WORK TO DO:
Everything from the line with "Convert this chart to Chart.js code." down to the line with "IST · Market Closed</div>" below must be printed exactly, those two lines included. Exclude pictures.
___ DATA PROVIDED
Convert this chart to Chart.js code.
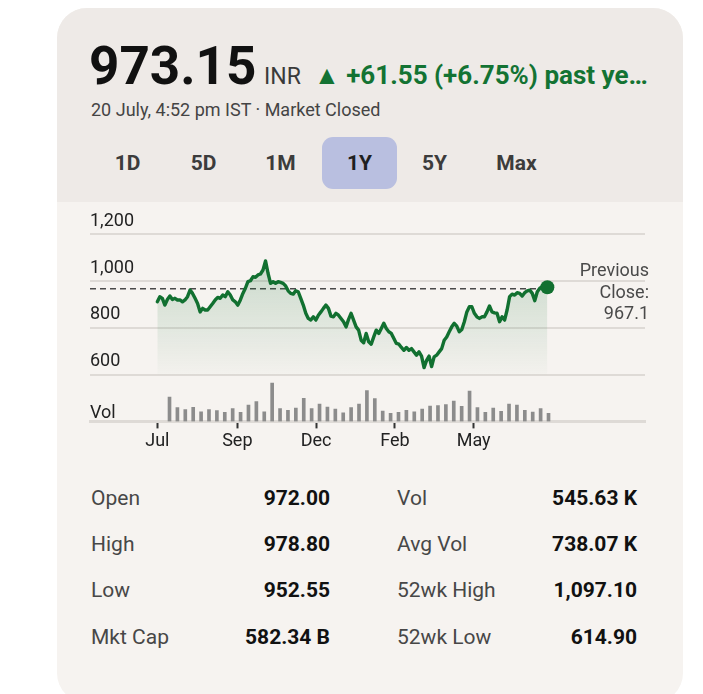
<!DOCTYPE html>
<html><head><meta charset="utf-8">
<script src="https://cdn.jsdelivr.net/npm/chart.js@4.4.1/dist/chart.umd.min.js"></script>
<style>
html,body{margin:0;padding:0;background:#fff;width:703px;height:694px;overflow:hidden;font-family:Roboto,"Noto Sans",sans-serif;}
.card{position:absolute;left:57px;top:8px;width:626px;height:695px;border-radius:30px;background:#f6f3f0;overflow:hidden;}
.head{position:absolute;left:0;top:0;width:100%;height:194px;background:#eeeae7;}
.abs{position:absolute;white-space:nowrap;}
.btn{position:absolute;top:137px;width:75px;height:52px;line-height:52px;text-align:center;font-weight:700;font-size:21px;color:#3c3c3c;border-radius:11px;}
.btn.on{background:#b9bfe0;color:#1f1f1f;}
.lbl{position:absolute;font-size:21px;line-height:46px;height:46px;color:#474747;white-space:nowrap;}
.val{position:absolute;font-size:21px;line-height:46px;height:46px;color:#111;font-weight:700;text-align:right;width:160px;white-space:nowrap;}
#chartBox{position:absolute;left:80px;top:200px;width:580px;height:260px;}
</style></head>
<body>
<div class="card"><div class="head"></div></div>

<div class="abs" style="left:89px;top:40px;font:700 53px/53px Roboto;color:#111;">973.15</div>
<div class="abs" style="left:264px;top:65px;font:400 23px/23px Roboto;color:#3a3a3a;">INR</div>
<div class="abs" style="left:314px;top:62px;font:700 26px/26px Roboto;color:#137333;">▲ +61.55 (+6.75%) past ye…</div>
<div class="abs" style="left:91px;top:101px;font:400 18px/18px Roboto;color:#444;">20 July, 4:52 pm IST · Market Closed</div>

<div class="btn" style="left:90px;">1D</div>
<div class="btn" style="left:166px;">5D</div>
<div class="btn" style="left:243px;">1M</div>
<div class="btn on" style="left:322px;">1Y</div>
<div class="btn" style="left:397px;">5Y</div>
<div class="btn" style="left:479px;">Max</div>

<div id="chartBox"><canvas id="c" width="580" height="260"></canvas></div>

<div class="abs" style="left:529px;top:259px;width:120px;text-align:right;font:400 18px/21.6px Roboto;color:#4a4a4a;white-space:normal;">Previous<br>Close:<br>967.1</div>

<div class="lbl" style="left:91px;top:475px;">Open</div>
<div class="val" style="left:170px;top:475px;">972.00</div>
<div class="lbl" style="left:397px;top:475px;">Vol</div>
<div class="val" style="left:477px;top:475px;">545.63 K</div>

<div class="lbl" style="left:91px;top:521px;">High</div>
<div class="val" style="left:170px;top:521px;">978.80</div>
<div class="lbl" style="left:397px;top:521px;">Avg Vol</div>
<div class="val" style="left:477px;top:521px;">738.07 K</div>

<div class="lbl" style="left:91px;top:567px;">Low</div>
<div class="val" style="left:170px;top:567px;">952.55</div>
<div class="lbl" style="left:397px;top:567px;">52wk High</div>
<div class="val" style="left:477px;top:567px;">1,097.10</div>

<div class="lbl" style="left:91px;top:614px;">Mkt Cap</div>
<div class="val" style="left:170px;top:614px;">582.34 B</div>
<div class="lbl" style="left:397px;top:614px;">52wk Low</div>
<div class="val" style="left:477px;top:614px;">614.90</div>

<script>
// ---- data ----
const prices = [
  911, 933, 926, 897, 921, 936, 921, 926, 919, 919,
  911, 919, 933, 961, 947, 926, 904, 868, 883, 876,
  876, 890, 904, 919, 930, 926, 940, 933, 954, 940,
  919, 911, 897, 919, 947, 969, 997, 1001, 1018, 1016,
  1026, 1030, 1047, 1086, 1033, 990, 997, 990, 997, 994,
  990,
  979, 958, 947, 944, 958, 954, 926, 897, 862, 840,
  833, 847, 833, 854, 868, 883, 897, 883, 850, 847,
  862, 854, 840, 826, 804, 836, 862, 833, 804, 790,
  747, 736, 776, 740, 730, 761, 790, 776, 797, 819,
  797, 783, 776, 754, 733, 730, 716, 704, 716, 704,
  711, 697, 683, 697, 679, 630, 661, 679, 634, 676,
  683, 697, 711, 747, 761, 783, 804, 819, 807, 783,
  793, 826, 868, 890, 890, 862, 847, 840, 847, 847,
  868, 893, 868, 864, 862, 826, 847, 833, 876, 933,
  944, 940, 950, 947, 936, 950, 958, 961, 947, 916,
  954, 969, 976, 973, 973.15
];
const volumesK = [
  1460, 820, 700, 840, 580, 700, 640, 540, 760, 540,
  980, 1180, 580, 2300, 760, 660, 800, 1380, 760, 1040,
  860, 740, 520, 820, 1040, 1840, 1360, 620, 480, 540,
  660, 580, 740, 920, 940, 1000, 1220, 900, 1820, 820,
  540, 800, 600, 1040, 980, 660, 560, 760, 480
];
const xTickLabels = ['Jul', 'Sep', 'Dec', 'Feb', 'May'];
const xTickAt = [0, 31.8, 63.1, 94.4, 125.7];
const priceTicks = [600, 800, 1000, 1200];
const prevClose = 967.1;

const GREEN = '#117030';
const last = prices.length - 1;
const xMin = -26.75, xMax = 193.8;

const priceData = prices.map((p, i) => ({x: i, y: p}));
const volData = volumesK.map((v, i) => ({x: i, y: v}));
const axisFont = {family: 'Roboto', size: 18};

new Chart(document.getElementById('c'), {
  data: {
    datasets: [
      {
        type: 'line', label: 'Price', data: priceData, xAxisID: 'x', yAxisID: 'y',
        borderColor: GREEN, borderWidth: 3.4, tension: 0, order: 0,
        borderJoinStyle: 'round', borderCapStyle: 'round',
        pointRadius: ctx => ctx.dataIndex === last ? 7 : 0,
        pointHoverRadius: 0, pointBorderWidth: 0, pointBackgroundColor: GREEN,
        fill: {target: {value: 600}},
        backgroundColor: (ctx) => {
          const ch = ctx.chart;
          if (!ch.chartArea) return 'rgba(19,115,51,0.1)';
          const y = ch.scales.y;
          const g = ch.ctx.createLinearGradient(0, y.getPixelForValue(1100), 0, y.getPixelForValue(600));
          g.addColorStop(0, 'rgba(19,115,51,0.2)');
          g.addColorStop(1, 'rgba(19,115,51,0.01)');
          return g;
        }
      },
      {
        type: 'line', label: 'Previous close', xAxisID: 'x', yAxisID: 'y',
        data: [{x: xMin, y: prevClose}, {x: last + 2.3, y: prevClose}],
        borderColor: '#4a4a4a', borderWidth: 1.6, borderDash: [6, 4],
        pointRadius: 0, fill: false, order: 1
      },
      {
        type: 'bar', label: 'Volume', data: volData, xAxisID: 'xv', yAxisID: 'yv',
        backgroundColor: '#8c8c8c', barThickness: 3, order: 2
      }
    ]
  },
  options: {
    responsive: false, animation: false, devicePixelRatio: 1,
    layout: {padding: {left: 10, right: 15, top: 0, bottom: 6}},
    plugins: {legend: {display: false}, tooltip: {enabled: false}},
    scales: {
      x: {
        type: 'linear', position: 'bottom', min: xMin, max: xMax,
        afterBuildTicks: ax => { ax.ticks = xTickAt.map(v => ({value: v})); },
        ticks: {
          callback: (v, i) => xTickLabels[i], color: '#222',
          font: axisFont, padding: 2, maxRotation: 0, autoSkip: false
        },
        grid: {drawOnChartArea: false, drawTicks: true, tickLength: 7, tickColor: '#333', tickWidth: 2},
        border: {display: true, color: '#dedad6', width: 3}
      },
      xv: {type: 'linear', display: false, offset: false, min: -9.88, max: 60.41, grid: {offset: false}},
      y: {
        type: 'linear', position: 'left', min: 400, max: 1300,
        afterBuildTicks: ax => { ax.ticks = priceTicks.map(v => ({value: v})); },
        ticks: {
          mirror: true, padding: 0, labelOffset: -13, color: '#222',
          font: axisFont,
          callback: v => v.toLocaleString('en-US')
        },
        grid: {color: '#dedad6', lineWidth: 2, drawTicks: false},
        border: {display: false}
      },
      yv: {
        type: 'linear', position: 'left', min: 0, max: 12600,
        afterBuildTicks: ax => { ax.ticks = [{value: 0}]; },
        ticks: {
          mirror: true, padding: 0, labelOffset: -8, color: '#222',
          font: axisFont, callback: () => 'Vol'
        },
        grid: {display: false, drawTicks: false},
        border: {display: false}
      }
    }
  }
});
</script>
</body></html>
______
___ DATA PROVIDED
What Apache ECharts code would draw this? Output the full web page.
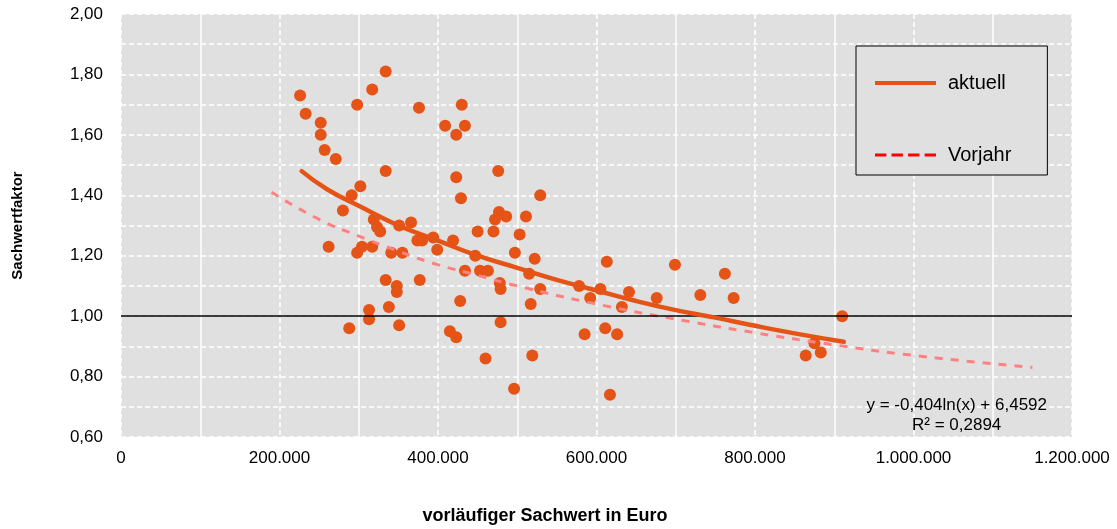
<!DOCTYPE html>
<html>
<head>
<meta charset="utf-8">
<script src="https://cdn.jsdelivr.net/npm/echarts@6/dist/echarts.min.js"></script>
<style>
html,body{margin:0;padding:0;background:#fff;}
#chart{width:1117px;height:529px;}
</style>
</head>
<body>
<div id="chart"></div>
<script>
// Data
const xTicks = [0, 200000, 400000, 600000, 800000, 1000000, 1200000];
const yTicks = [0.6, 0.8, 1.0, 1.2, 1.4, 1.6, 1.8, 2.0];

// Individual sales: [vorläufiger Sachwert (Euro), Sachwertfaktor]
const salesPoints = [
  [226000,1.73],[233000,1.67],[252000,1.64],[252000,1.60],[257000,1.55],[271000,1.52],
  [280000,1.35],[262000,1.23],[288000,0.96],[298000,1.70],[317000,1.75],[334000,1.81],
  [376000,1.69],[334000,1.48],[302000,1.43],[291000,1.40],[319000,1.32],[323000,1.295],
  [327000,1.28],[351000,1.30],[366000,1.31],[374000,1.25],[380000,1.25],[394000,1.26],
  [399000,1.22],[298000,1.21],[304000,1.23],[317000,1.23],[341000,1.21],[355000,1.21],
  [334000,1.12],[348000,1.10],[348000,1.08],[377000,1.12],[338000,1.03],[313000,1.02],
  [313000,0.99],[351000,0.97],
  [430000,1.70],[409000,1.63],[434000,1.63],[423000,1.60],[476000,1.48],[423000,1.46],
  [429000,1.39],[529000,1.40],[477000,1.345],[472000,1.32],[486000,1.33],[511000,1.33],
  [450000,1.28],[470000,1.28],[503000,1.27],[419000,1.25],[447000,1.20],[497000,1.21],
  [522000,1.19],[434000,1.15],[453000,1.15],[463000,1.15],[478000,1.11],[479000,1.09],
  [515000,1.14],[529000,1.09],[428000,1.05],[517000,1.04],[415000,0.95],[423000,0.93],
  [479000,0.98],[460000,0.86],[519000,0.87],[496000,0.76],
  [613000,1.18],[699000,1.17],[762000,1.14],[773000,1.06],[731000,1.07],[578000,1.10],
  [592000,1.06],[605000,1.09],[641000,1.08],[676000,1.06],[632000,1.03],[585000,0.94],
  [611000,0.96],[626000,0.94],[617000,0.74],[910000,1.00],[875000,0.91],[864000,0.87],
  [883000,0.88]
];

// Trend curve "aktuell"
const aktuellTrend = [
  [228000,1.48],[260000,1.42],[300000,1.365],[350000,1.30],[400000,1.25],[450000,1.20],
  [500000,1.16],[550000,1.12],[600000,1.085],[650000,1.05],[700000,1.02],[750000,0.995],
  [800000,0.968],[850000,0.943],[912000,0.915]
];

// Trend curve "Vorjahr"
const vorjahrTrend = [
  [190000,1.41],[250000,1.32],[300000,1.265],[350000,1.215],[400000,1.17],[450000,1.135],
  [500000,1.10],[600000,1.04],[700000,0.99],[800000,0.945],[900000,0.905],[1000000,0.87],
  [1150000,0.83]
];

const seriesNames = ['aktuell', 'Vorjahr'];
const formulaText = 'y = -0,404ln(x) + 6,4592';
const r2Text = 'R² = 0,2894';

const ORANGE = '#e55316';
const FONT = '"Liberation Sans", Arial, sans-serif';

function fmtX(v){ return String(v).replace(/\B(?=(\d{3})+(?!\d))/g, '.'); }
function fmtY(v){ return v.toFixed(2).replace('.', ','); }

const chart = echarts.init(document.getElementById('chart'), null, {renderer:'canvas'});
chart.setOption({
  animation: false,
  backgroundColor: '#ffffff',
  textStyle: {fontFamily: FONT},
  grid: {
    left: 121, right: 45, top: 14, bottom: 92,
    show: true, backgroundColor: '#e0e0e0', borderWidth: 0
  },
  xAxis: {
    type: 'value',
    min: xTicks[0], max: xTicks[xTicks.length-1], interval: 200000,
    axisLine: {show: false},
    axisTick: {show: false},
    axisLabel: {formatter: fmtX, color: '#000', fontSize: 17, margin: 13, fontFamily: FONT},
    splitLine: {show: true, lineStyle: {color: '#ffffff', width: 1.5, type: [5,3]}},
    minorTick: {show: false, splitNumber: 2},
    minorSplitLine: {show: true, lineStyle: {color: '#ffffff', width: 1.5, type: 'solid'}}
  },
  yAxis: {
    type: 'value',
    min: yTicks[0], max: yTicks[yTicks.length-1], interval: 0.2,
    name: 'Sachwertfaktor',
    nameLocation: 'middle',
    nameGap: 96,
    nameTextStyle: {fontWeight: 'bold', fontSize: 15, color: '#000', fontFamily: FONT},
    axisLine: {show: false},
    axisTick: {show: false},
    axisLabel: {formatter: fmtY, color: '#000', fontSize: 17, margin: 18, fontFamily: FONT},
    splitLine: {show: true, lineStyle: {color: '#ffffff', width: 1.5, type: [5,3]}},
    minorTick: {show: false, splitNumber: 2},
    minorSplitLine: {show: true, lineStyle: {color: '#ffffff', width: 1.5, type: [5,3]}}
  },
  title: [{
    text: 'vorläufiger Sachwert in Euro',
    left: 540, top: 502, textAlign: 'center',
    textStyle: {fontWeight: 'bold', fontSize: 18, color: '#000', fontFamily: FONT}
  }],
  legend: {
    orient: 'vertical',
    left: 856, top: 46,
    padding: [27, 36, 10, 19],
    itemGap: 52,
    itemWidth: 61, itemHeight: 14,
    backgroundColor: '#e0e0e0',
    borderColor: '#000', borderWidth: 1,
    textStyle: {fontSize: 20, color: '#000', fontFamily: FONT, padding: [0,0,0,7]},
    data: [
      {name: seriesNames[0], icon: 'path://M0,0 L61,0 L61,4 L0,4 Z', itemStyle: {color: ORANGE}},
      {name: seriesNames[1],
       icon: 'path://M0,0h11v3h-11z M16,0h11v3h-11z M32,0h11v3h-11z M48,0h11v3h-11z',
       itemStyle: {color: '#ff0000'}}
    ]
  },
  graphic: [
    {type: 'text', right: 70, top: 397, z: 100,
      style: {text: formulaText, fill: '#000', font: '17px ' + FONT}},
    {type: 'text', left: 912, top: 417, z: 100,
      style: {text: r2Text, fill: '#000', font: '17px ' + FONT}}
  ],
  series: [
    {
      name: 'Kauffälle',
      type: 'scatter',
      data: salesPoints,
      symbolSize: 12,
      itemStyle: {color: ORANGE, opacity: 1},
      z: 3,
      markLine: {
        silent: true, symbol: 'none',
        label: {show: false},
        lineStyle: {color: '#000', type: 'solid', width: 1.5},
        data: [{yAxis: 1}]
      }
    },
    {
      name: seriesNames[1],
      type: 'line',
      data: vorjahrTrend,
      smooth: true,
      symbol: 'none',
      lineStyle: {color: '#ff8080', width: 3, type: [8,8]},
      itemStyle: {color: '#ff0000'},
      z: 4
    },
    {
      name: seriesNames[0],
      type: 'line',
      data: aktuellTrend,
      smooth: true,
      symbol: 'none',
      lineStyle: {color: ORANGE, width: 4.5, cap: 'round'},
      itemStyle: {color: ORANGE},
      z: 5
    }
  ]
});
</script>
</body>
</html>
______
OUTPUT FOR THIS EXERCISE:
Convert this chart to Chart.js code.
<!DOCTYPE html>
<html><head><meta charset="utf-8">
<script src="https://cdn.jsdelivr.net/npm/chart.js@4.4.1/dist/chart.umd.min.js"></script>
<style>
html,body{margin:0;padding:0;background:#fff;width:703px;height:694px;overflow:hidden;font-family:Roboto,"Noto Sans",sans-serif;}
.card{position:absolute;left:57px;top:8px;width:626px;height:695px;border-radius:30px;background:#f6f3f0;overflow:hidden;}
.head{position:absolute;left:0;top:0;width:100%;height:194px;background:#eeeae7;}
.abs{position:absolute;white-space:nowrap;}
.btn{position:absolute;top:137px;width:75px;height:52px;line-height:52px;text-align:center;font-weight:700;font-size:21px;color:#3c3c3c;border-radius:11px;}
.btn.on{background:#b9bfe0;color:#1f1f1f;}
.lbl{position:absolute;font-size:21px;line-height:46px;height:46px;color:#474747;white-space:nowrap;}
.val{position:absolute;font-size:21px;line-height:46px;height:46px;color:#111;font-weight:700;text-align:right;width:160px;white-space:nowrap;}
#chartBox{position:absolute;left:80px;top:200px;width:580px;height:260px;}
</style></head>
<body>
<div class="card"><div class="head"></div></div>

<div class="abs" style="left:89px;top:40px;font:700 53px/53px Roboto;color:#111;">973.15</div>
<div class="abs" style="left:264px;top:65px;font:400 23px/23px Roboto;color:#3a3a3a;">INR</div>
<div class="abs" style="left:314px;top:62px;font:700 26px/26px Roboto;color:#137333;">▲ +61.55 (+6.75%) past ye…</div>
<div class="abs" style="left:91px;top:101px;font:400 18px/18px Roboto;color:#444;">20 July, 4:52 pm IST · Market Closed</div>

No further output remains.